# [GIVEN TASK]
Quote all of the data exactly as given. Skip every picture it contains.

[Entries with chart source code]
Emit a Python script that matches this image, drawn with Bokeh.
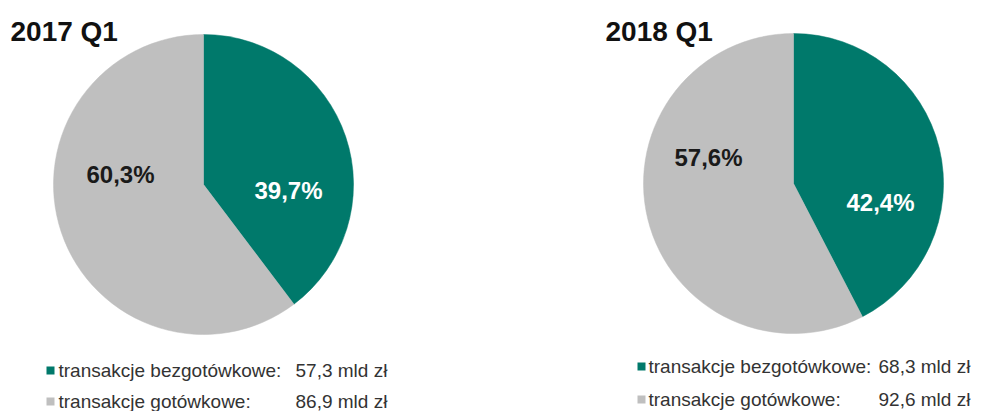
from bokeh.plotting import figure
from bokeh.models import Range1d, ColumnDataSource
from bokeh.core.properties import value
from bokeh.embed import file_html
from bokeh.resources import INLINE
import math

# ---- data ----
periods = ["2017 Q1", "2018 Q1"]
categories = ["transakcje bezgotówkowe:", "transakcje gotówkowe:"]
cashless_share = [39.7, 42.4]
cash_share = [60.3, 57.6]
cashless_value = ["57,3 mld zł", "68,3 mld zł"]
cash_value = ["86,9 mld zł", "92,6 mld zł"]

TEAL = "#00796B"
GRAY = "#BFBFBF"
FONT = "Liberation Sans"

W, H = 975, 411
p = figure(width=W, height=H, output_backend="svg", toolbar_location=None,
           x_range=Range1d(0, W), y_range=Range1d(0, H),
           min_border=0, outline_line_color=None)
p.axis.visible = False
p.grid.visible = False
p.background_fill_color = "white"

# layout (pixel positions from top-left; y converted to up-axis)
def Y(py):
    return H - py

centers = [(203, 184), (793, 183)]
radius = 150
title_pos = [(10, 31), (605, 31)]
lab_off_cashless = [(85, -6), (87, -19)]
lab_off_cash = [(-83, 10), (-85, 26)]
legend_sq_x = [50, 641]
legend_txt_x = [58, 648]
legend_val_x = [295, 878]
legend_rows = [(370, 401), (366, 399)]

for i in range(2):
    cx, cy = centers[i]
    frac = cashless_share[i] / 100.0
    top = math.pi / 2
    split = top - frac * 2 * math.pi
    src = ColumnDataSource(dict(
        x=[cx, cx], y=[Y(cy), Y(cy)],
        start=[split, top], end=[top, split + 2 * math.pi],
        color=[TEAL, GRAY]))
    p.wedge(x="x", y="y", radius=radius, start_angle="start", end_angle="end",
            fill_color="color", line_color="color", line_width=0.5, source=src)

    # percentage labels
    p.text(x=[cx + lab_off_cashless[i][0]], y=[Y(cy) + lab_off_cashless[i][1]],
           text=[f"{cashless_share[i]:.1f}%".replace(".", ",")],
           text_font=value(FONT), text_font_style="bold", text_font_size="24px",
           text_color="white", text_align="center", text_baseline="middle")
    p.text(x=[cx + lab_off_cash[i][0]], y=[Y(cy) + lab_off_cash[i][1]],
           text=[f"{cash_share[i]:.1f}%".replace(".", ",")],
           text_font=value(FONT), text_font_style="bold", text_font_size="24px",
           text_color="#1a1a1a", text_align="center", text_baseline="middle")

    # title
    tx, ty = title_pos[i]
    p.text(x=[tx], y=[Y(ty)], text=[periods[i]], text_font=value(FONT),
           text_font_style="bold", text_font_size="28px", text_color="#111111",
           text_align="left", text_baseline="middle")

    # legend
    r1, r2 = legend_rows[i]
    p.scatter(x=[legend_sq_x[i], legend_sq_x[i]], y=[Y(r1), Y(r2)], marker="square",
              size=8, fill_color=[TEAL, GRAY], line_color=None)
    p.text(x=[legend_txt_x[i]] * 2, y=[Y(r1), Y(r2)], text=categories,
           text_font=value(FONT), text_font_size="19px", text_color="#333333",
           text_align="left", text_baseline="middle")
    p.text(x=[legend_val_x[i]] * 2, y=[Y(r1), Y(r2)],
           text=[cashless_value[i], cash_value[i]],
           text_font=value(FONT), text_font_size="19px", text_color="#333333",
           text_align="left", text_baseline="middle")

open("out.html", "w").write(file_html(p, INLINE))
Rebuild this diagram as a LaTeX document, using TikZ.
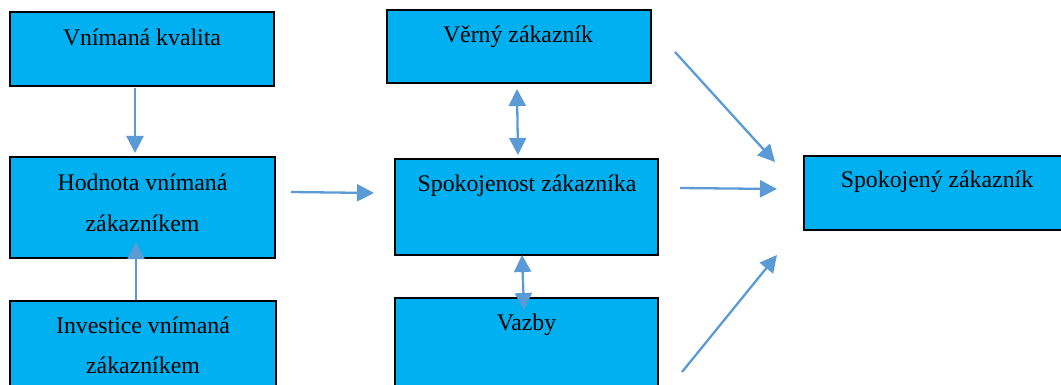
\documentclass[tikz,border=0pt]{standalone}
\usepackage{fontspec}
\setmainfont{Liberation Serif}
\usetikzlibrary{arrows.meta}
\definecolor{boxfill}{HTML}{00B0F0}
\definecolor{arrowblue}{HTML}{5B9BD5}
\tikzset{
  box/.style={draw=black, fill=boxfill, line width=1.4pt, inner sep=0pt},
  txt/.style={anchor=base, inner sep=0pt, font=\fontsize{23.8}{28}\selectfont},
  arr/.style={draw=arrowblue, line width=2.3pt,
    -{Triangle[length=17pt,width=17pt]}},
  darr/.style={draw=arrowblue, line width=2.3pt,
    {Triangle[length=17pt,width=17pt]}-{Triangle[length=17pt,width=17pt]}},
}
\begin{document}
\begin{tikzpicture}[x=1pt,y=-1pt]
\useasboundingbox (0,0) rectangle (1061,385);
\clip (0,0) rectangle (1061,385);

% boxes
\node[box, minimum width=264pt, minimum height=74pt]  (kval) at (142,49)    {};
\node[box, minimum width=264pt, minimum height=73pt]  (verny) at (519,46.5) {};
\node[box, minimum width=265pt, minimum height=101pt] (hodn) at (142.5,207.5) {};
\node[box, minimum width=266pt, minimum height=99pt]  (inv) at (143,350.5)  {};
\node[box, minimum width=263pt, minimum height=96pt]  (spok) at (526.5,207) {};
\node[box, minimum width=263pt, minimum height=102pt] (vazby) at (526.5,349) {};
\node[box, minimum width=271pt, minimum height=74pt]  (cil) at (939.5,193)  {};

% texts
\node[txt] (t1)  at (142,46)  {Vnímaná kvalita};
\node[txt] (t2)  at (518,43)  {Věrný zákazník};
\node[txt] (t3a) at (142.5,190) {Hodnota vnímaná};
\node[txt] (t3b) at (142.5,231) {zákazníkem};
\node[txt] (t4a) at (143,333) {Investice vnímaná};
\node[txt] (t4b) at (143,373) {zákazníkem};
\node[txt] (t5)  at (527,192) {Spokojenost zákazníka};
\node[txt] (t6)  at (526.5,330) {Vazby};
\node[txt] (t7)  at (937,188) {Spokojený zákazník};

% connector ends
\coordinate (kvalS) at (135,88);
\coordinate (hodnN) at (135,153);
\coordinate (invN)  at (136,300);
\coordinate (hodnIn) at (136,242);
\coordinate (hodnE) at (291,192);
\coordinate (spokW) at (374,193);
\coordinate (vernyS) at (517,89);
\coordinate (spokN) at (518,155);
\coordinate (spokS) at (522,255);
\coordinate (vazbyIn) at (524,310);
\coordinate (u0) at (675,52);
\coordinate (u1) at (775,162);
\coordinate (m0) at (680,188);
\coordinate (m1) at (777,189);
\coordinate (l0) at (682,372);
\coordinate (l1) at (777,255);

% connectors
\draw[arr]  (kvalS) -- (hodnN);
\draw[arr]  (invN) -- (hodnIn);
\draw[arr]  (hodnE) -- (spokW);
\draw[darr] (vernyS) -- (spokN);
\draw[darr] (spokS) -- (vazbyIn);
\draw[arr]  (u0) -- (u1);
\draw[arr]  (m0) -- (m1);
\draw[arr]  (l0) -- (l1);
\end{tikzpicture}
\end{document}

# [ANSWER TO THE TASK]
Emit a Python script that matches this image, drawn with Bokeh.
from bokeh.plotting import figure
from bokeh.models import Range1d, ColumnDataSource
from bokeh.core.properties import value
from bokeh.embed import file_html
from bokeh.resources import INLINE
import math

# ---- data ----
periods = ["2017 Q1", "2018 Q1"]
categories = ["transakcje bezgotówkowe:", "transakcje gotówkowe:"]
cashless_share = [39.7, 42.4]
cash_share = [60.3, 57.6]
cashless_value = ["57,3 mld zł", "68,3 mld zł"]
cash_value = ["86,9 mld zł", "92,6 mld zł"]

TEAL = "#00796B"
GRAY = "#BFBFBF"
FONT = "Liberation Sans"

W, H = 975, 411
p = figure(width=W, height=H, output_backend="svg", toolbar_location=None,
           x_range=Range1d(0, W), y_range=Range1d(0, H),
           min_border=0, outline_line_color=None)
p.axis.visible = False
p.grid.visible = False
p.background_fill_color = "white"

# layout (pixel positions from top-left; y converted to up-axis)
def Y(py):
    return H - py

centers = [(203, 184), (793, 183)]
radius = 150
title_pos = [(10, 31), (605, 31)]
lab_off_cashless = [(85, -6), (87, -19)]
lab_off_cash = [(-83, 10), (-85, 26)]
legend_sq_x = [50, 641]
legend_txt_x = [58, 648]
legend_val_x = [295, 878]
legend_rows = [(370, 401), (366, 399)]

for i in range(2):
    cx, cy = centers[i]
    frac = cashless_share[i] / 100.0
    top = math.pi / 2
    split = top - frac * 2 * math.pi
    src = ColumnDataSource(dict(
        x=[cx, cx], y=[Y(cy), Y(cy)],
        start=[split, top], end=[top, split + 2 * math.pi],
        color=[TEAL, GRAY]))
    p.wedge(x="x", y="y", radius=radius, start_angle="start", end_angle="end",
            fill_color="color", line_color="color", line_width=0.5, source=src)

    # percentage labels
    p.text(x=[cx + lab_off_cashless[i][0]], y=[Y(cy) + lab_off_cashless[i][1]],
           text=[f"{cashless_share[i]:.1f}%".replace(".", ",")],
           text_font=value(FONT), text_font_style="bold", text_font_size="24px",
           text_color="white", text_align="center", text_baseline="middle")
    p.text(x=[cx + lab_off_cash[i][0]], y=[Y(cy) + lab_off_cash[i][1]],
           text=[f"{cash_share[i]:.1f}%".replace(".", ",")],
           text_font=value(FONT), text_font_style="bold", text_font_size="24px",
           text_color="#1a1a1a", text_align="center", text_baseline="middle")

    # title
    tx, ty = title_pos[i]
    p.text(x=[tx], y=[Y(ty)], text=[periods[i]], text_font=value(FONT),
           text_font_style="bold", text_font_size="28px", text_color="#111111",
           text_align="left", text_baseline="middle")

    # legend
    r1, r2 = legend_rows[i]
    p.scatter(x=[legend_sq_x[i], legend_sq_x[i]], y=[Y(r1), Y(r2)], marker="square",
              size=8, fill_color=[TEAL, GRAY], line_color=None)
    p.text(x=[legend_txt_x[i]] * 2, y=[Y(r1), Y(r2)], text=categories,
           text_font=value(FONT), text_font_size="19px", text_color="#333333",
           text_align="left", text_baseline="middle")
    p.text(x=[legend_val_x[i]] * 2, y=[Y(r1), Y(r2)],
           text=[cashless_value[i], cash_value[i]],
           text_font=value(FONT), text_font_size="19px", text_color="#333333",
           text_align="left", text_baseline="middle")

open("out.html", "w").write(file_html(p, INLINE))
Rebuild this diagram as a LaTeX document, using TikZ.
\documentclass[tikz,border=0pt]{standalone}
\usepackage{fontspec}
\setmainfont{Liberation Serif}
\usetikzlibrary{arrows.meta}
\definecolor{boxfill}{HTML}{00B0F0}
\definecolor{arrowblue}{HTML}{5B9BD5}
\tikzset{
  box/.style={draw=black, fill=boxfill, line width=1.4pt, inner sep=0pt},
  txt/.style={anchor=base, inner sep=0pt, font=\fontsize{23.8}{28}\selectfont},
  arr/.style={draw=arrowblue, line width=2.3pt,
    -{Triangle[length=17pt,width=17pt]}},
  darr/.style={draw=arrowblue, line width=2.3pt,
    {Triangle[length=17pt,width=17pt]}-{Triangle[length=17pt,width=17pt]}},
}
\begin{document}
\begin{tikzpicture}[x=1pt,y=-1pt]
\useasboundingbox (0,0) rectangle (1061,385);
\clip (0,0) rectangle (1061,385);

% boxes
\node[box, minimum width=264pt, minimum height=74pt]  (kval) at (142,49)    {};
\node[box, minimum width=264pt, minimum height=73pt]  (verny) at (519,46.5) {};
\node[box, minimum width=265pt, minimum height=101pt] (hodn) at (142.5,207.5) {};
\node[box, minimum width=266pt, minimum height=99pt]  (inv) at (143,350.5)  {};
\node[box, minimum width=263pt, minimum height=96pt]  (spok) at (526.5,207) {};
\node[box, minimum width=263pt, minimum height=102pt] (vazby) at (526.5,349) {};
\node[box, minimum width=271pt, minimum height=74pt]  (cil) at (939.5,193)  {};

% texts
\node[txt] (t1)  at (142,46)  {Vnímaná kvalita};
\node[txt] (t2)  at (518,43)  {Věrný zákazník};
\node[txt] (t3a) at (142.5,190) {Hodnota vnímaná};
\node[txt] (t3b) at (142.5,231) {zákazníkem};
\node[txt] (t4a) at (143,333) {Investice vnímaná};
\node[txt] (t4b) at (143,373) {zákazníkem};
\node[txt] (t5)  at (527,192) {Spokojenost zákazníka};
\node[txt] (t6)  at (526.5,330) {Vazby};
\node[txt] (t7)  at (937,188) {Spokojený zákazník};

% connector ends
\coordinate (kvalS) at (135,88);
\coordinate (hodnN) at (135,153);
\coordinate (invN)  at (136,300);
\coordinate (hodnIn) at (136,242);
\coordinate (hodnE) at (291,192);
\coordinate (spokW) at (374,193);
\coordinate (vernyS) at (517,89);
\coordinate (spokN) at (518,155);
\coordinate (spokS) at (522,255);
\coordinate (vazbyIn) at (524,310);
\coordinate (u0) at (675,52);
\coordinate (u1) at (775,162);
\coordinate (m0) at (680,188);
\coordinate (m1) at (777,189);
\coordinate (l0) at (682,372);
\coordinate (l1) at (777,255);

% connectors
\draw[arr]  (kvalS) -- (hodnN);
\draw[arr]  (invN) -- (hodnIn);
\draw[arr]  (hodnE) -- (spokW);
\draw[darr] (vernyS) -- (spokN);
\draw[darr] (spokS) -- (vazbyIn);
\draw[arr]  (u0) -- (u1);
\draw[arr]  (m0) -- (m1);
\draw[arr]  (l0) -- (l1);
\end{tikzpicture}
\end{document}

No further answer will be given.